Z żalem kończymy obóz. Pobudka, zaprawa poranna, wczesne śniadanie i pakowanie bagażu do autokaru. Jeszcze tylko podsumowujący apel, a na nim podziękowania i upominki dla zwycięskich zastępów. W głowach rodzi się myśl: jakby tak zostać jeszcze kilka dni. Ale trudno, wyruszamy w kierunku Otwocka. Zabieramy ze sobą wspomnienia. 

środa, 1 sierpnia 2018

W labiryncie Błędnych Skał (dzień 12)


Ostatni, turystyczny dzień obozu. Został nam jeszcze jeden punkt obowiązkowy: Błędne Skały. Nikt nie zabłądził, wszyscy wrócili bezpiecznie. Po drodze jeszcze wizyta w Parku Zdrojowym w Kudowie Zdroju.

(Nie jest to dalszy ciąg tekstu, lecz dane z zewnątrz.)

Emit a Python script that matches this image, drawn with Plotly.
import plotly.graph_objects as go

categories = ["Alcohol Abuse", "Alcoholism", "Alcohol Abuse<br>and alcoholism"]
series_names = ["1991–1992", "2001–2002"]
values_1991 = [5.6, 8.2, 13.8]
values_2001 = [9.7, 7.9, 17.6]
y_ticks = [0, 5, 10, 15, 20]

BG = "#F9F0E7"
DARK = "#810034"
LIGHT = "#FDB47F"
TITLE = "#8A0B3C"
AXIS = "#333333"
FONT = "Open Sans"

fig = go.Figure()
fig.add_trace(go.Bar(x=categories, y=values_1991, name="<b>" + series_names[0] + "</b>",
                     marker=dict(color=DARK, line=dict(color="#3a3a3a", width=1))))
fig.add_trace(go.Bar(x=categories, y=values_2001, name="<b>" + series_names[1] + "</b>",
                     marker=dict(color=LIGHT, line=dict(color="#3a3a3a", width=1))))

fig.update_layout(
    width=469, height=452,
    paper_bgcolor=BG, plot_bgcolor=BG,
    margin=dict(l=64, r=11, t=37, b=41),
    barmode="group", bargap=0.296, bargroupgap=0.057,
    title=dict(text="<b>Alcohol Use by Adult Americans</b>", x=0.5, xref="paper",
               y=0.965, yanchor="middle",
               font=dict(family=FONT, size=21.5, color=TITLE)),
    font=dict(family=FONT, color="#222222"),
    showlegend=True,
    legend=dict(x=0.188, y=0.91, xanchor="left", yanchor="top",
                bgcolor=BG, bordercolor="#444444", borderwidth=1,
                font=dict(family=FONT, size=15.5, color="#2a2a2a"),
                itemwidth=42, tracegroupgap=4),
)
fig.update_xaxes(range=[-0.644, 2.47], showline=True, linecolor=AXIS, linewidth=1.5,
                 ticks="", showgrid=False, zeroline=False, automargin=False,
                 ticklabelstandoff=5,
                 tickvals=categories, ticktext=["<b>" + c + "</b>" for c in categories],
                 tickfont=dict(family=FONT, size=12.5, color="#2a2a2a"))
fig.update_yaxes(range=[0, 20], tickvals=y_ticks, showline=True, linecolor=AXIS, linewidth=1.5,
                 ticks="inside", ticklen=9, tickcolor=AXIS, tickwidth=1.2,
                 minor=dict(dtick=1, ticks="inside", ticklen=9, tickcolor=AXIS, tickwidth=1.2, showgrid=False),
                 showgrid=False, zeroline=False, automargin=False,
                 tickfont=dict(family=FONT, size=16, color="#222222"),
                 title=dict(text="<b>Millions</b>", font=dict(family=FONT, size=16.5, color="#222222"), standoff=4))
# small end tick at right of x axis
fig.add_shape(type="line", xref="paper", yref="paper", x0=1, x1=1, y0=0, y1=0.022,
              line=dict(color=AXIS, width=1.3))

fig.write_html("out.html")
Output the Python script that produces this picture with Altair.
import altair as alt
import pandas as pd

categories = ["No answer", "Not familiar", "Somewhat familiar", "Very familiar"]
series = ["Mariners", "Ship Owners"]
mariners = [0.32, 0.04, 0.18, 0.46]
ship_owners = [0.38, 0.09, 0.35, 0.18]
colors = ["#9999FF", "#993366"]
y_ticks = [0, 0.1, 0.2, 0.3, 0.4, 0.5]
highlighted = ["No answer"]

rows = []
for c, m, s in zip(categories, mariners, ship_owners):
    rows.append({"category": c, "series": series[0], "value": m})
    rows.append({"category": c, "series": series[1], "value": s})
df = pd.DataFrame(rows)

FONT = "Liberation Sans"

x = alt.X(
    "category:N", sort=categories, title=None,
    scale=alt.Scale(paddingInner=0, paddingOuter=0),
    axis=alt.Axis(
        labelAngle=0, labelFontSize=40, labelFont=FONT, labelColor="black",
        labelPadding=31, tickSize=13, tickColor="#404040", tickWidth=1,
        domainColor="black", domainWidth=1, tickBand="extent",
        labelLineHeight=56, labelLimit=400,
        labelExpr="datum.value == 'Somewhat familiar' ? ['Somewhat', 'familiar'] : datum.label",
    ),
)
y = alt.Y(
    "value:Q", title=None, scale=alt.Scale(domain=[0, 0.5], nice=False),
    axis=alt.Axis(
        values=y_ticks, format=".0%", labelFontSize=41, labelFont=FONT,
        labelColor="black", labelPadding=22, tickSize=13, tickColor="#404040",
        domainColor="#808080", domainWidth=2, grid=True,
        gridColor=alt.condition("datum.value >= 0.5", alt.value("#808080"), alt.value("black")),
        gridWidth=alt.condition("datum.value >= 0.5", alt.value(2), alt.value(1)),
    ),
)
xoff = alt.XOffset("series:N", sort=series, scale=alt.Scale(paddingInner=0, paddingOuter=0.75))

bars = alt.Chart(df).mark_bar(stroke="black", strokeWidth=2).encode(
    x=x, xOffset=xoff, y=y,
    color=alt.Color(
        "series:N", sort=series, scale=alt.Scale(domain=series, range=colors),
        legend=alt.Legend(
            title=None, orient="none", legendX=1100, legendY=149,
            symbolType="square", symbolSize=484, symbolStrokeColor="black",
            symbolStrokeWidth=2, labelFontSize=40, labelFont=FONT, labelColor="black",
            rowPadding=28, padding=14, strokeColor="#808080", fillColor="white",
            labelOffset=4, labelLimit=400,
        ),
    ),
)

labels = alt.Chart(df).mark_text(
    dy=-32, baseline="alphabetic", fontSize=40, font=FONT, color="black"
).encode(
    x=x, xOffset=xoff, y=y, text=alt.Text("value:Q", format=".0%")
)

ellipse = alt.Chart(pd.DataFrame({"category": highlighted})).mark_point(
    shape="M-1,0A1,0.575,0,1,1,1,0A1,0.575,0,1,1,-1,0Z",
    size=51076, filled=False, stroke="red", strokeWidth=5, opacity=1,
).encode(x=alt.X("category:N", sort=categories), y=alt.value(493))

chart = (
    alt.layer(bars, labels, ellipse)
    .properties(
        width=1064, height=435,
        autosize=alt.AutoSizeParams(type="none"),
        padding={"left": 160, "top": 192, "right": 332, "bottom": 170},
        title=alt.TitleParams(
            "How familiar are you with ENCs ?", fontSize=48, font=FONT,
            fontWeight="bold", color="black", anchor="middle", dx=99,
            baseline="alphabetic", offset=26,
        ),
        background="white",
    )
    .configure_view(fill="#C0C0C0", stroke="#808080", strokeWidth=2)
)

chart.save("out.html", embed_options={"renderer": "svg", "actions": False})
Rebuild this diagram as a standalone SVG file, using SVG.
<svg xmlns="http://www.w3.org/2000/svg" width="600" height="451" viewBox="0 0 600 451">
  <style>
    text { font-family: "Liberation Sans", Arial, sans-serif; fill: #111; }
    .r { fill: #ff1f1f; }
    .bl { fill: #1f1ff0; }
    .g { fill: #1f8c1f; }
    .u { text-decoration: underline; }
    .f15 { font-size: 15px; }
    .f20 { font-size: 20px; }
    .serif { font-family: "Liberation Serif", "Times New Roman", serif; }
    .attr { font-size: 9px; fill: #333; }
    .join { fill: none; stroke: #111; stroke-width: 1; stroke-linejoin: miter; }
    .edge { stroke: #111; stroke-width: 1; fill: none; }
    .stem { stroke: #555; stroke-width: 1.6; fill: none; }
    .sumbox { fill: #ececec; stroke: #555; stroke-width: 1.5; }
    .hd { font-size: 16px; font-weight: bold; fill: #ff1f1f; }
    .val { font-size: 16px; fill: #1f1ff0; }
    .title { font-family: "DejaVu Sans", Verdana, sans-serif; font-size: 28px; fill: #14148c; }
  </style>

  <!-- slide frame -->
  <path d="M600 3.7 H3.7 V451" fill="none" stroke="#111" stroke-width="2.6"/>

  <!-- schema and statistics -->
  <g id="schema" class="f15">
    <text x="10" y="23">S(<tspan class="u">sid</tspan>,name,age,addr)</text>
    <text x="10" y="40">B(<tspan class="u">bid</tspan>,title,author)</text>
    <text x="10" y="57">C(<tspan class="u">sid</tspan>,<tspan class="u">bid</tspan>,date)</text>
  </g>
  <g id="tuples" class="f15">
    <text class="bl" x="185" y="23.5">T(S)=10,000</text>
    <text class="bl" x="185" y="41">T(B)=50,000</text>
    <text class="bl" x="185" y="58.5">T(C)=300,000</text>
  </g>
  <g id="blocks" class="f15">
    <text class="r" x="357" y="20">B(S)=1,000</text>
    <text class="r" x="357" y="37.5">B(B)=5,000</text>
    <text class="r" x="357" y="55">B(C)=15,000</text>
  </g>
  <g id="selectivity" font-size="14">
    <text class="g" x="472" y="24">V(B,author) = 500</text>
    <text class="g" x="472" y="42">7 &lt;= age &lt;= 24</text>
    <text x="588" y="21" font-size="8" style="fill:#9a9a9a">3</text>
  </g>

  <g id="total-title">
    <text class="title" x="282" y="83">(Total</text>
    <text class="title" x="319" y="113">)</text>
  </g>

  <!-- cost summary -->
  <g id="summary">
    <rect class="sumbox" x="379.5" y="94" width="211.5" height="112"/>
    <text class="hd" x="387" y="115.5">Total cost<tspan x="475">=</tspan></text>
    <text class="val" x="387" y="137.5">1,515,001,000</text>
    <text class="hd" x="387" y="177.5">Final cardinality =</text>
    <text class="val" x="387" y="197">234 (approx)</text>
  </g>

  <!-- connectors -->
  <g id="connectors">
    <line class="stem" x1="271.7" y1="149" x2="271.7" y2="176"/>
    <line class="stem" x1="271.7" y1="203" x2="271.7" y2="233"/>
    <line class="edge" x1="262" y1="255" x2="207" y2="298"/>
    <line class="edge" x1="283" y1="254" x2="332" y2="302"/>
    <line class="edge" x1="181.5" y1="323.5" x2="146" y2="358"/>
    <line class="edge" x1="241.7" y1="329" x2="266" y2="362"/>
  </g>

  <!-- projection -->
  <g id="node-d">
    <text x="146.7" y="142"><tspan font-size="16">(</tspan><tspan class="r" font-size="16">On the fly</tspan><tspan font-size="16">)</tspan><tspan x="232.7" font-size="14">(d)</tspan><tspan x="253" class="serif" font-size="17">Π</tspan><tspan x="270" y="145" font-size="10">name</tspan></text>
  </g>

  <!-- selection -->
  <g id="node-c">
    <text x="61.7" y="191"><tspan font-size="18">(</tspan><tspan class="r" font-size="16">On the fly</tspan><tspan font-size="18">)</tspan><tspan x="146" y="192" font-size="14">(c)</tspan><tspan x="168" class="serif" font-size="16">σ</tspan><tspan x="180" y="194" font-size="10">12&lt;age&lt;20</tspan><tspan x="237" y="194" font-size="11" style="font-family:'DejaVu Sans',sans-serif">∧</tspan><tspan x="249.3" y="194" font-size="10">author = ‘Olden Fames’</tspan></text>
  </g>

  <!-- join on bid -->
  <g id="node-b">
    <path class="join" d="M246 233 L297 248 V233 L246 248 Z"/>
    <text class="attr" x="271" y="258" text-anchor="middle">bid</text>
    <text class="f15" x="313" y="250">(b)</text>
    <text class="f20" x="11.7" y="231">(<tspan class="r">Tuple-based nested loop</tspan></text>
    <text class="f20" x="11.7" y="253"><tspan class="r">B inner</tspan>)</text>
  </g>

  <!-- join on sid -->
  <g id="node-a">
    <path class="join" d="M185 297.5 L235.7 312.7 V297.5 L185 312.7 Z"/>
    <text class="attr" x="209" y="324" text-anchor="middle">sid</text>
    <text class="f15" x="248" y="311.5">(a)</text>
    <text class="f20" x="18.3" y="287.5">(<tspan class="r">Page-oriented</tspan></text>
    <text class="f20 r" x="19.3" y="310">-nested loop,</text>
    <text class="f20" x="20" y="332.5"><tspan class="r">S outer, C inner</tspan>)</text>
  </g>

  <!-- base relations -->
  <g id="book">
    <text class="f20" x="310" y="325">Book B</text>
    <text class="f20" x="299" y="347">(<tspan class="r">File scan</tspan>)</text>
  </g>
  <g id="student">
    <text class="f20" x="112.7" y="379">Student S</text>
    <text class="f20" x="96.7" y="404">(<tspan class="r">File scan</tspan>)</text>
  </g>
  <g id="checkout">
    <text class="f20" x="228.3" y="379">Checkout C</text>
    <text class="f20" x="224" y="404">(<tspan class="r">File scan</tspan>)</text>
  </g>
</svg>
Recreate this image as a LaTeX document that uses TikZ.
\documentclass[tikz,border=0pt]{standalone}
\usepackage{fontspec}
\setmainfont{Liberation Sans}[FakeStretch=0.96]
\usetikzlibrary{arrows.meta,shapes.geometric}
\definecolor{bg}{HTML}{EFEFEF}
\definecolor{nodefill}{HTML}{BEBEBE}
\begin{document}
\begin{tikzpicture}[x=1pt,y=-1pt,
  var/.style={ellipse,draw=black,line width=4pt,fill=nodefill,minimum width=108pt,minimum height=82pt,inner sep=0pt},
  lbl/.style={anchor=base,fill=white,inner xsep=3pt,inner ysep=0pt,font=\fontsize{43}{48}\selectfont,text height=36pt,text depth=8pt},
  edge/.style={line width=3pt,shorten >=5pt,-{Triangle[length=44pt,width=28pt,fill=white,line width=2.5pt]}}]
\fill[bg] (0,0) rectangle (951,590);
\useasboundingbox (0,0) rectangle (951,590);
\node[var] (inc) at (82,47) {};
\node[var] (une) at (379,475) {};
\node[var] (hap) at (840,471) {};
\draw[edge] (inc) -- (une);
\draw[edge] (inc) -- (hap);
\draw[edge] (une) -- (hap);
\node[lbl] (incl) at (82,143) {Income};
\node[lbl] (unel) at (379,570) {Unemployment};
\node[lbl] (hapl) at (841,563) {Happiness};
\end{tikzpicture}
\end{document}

Woda lecznicza Śniadecki i Marchlewski – przepyszna, choć niektórzy wybrali lody i gofry. Przed obiadem jeszcze wizyta w Czermnej i oglądanie ruchomej szopki. Popołudnie upłynęło patriotycznie. Dziś mija 74. rocznica wybuchu powstania warszawskiego. Uczestniczyliśmy w uroczystym apelu i quizie tematycznym. Wieczorem dwóch harcerzy ze 123 SWDH złożyło przyrzeczenie harcerskie i otrzymało krzyż.